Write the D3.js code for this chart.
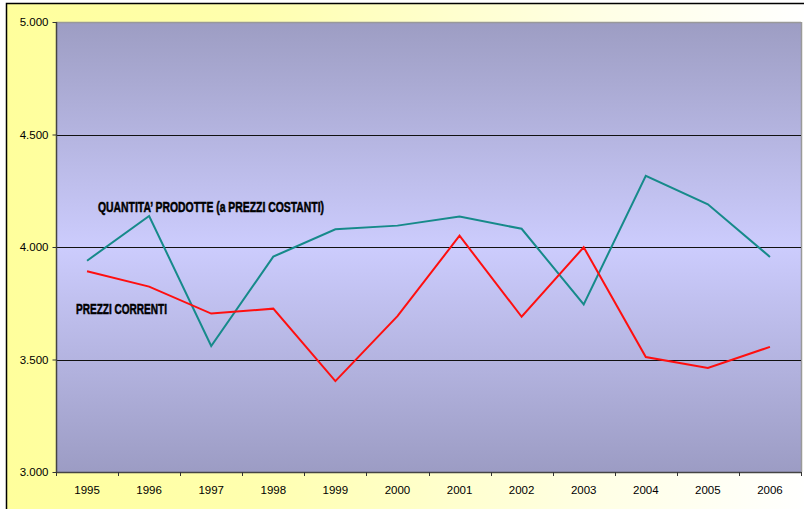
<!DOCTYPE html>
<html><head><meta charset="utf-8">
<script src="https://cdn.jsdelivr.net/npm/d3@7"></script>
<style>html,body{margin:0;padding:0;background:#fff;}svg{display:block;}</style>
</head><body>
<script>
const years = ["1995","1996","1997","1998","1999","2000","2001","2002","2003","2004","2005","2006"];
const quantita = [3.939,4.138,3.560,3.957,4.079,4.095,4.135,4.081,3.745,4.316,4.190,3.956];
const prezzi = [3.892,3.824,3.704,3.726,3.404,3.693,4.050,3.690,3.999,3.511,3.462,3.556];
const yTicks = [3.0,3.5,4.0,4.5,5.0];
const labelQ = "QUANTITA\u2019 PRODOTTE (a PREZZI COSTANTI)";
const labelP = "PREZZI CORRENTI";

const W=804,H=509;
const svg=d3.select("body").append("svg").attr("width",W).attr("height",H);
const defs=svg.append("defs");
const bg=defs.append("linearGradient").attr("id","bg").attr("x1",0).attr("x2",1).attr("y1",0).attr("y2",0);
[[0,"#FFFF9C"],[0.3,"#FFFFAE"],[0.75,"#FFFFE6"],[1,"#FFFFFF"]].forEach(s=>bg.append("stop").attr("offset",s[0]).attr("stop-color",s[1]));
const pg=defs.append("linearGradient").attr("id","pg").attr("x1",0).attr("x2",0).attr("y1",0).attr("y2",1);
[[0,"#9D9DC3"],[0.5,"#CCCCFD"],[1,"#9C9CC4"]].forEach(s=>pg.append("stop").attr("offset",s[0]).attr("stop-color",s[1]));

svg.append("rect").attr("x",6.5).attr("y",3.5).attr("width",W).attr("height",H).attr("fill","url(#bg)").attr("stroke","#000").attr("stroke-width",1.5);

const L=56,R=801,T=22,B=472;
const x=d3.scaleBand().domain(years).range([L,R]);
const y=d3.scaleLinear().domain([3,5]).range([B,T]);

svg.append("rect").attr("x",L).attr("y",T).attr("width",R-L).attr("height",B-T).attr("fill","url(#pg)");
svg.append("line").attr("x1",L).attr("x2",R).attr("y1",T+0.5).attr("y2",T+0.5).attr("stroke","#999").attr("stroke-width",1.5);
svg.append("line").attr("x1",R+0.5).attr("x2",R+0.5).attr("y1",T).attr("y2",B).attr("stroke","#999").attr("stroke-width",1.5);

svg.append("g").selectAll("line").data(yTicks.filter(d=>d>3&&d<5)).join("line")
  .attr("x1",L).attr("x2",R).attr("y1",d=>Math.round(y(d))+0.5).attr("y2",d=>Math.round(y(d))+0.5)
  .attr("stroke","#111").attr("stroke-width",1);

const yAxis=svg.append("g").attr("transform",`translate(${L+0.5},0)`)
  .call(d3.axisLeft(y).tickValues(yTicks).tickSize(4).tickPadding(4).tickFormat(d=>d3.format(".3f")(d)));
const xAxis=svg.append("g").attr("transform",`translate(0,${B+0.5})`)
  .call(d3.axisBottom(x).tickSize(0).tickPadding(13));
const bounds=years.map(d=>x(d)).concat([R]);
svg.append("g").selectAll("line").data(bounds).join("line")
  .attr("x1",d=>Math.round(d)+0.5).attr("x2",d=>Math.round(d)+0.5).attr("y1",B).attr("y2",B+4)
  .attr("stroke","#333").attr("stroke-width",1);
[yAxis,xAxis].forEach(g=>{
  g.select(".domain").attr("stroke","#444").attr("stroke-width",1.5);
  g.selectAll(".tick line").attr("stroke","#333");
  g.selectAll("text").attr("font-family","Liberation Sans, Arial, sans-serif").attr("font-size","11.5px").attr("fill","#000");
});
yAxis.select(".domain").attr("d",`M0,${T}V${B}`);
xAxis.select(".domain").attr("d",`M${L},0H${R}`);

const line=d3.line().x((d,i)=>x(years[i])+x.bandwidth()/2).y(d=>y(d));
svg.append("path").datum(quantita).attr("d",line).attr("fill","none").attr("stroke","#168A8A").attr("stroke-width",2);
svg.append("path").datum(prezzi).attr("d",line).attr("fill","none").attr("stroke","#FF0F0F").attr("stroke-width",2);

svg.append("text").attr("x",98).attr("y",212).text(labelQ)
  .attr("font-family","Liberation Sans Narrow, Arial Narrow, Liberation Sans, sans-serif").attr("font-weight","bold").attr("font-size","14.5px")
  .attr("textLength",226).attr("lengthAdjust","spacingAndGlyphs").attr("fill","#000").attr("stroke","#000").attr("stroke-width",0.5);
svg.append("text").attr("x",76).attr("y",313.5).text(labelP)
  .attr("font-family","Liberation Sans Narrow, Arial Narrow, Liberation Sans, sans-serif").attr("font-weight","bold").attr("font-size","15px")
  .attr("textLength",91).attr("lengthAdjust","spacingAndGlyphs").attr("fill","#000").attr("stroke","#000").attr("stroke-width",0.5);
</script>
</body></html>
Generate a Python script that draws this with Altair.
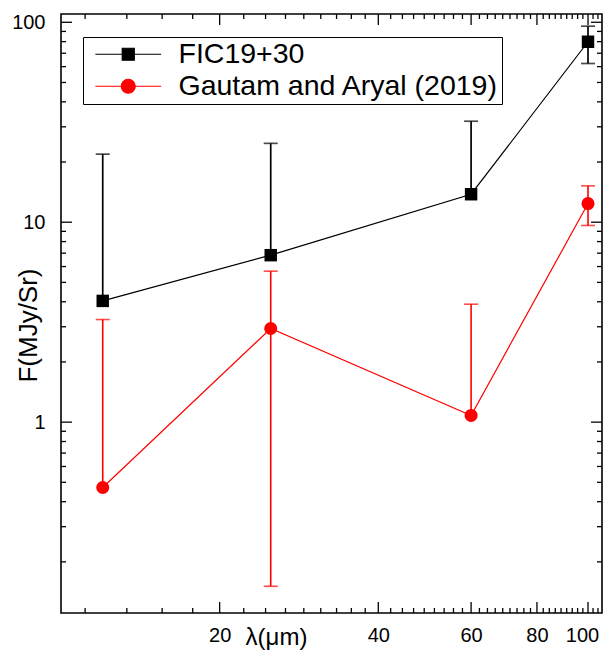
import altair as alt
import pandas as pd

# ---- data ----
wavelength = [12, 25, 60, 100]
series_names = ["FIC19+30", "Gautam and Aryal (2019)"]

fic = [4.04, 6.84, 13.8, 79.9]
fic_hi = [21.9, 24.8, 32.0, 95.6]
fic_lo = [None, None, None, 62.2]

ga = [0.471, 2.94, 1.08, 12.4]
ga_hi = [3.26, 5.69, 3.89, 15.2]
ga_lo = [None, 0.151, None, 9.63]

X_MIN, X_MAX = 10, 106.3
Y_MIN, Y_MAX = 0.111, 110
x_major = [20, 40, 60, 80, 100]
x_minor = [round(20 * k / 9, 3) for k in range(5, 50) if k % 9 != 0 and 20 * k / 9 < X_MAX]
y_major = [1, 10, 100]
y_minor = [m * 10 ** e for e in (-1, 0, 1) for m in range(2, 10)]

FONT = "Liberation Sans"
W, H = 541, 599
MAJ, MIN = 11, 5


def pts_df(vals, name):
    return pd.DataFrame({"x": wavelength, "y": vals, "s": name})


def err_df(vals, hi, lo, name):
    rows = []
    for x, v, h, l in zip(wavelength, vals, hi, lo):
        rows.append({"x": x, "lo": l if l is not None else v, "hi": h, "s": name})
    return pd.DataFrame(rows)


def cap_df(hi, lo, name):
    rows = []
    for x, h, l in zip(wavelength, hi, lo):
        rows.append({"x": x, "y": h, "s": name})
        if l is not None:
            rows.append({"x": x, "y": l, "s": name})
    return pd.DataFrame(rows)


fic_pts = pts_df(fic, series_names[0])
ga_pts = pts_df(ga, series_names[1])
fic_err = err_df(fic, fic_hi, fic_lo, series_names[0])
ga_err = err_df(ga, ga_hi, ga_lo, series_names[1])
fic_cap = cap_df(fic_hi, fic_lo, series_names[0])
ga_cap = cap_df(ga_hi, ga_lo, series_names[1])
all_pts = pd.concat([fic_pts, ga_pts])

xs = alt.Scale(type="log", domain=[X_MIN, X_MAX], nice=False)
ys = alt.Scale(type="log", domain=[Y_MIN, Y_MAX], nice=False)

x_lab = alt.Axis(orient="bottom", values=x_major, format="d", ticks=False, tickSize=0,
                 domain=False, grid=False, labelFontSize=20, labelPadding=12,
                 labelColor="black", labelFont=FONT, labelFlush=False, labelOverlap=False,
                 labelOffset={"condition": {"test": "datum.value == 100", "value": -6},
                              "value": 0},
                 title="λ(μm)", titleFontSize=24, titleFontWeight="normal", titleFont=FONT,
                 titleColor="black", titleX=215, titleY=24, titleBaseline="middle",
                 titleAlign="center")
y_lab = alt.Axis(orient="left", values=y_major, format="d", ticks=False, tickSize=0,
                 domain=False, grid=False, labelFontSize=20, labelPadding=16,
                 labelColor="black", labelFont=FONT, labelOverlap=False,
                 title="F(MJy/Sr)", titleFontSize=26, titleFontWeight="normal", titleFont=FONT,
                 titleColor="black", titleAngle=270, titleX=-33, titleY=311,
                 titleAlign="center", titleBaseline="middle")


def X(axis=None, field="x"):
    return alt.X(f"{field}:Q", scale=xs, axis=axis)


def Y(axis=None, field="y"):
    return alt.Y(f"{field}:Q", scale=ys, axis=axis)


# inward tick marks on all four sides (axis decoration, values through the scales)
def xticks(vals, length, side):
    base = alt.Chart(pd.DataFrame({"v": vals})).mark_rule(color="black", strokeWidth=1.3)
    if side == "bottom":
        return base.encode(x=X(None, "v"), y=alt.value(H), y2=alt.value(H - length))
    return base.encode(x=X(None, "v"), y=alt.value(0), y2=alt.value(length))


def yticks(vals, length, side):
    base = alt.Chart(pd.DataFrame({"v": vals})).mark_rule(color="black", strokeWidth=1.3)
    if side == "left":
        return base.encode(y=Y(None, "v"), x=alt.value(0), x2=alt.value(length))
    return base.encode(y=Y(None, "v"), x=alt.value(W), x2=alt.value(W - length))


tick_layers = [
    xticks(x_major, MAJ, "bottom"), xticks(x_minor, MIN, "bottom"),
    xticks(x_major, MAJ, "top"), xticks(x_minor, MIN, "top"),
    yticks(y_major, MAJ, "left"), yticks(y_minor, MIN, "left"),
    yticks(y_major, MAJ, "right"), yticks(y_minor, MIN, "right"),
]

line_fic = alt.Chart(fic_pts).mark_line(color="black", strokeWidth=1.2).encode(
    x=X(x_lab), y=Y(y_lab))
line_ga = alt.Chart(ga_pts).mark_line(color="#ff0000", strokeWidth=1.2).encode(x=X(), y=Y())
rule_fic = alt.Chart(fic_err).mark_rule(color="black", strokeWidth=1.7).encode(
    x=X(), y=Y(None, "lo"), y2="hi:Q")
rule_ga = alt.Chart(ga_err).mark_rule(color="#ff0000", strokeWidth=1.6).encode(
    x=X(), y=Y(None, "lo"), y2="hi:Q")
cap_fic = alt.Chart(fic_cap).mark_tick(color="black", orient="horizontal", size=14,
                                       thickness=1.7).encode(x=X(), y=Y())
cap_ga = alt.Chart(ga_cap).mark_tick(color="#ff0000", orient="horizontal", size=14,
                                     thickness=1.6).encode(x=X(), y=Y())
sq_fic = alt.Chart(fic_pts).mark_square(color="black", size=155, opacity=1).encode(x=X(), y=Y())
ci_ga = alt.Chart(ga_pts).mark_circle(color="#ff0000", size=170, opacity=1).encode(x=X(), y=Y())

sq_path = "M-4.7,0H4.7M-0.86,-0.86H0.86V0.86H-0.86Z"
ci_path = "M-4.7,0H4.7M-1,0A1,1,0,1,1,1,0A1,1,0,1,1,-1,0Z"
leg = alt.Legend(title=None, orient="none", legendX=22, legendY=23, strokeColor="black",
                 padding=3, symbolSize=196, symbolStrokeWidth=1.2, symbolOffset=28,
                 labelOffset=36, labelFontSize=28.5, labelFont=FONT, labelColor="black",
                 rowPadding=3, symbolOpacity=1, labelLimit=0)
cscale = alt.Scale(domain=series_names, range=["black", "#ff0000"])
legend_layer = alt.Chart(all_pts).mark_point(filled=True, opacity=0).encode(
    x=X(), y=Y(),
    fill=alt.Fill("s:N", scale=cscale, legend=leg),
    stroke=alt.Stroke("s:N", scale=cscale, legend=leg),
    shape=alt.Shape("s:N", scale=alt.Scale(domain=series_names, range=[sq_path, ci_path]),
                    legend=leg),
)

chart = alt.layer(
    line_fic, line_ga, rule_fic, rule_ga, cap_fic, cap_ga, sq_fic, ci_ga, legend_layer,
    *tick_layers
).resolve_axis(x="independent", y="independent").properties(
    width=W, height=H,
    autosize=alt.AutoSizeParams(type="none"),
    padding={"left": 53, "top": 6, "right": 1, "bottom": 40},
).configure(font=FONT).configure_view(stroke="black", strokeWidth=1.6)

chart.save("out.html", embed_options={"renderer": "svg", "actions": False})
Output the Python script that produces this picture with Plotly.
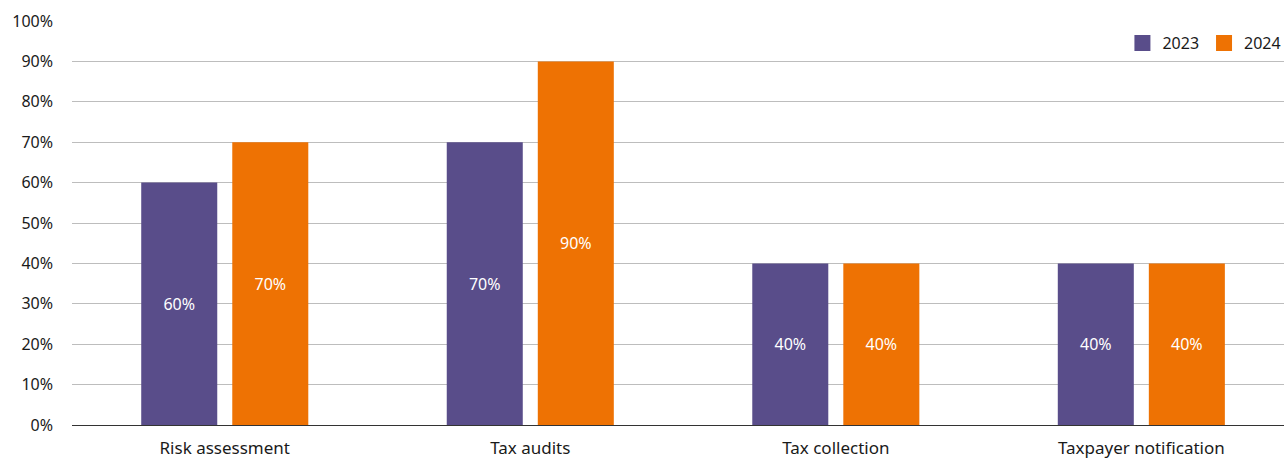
● ● ● ● ●
Exercise aim:
Go up to the line with "Generate a Python" and retype exactly from there through the line with "ga_lo = [None, 0.151, None, 9.63]". Leave out pictures.

Result:
Generate a Python script that draws this with Altair.
import altair as alt
import pandas as pd

# ---- data ----
wavelength = [12, 25, 60, 100]
series_names = ["FIC19+30", "Gautam and Aryal (2019)"]

fic = [4.04, 6.84, 13.8, 79.9]
fic_hi = [21.9, 24.8, 32.0, 95.6]
fic_lo = [None, None, None, 62.2]

ga = [0.471, 2.94, 1.08, 12.4]
ga_hi = [3.26, 5.69, 3.89, 15.2]
ga_lo = [None, 0.151, None, 9.63]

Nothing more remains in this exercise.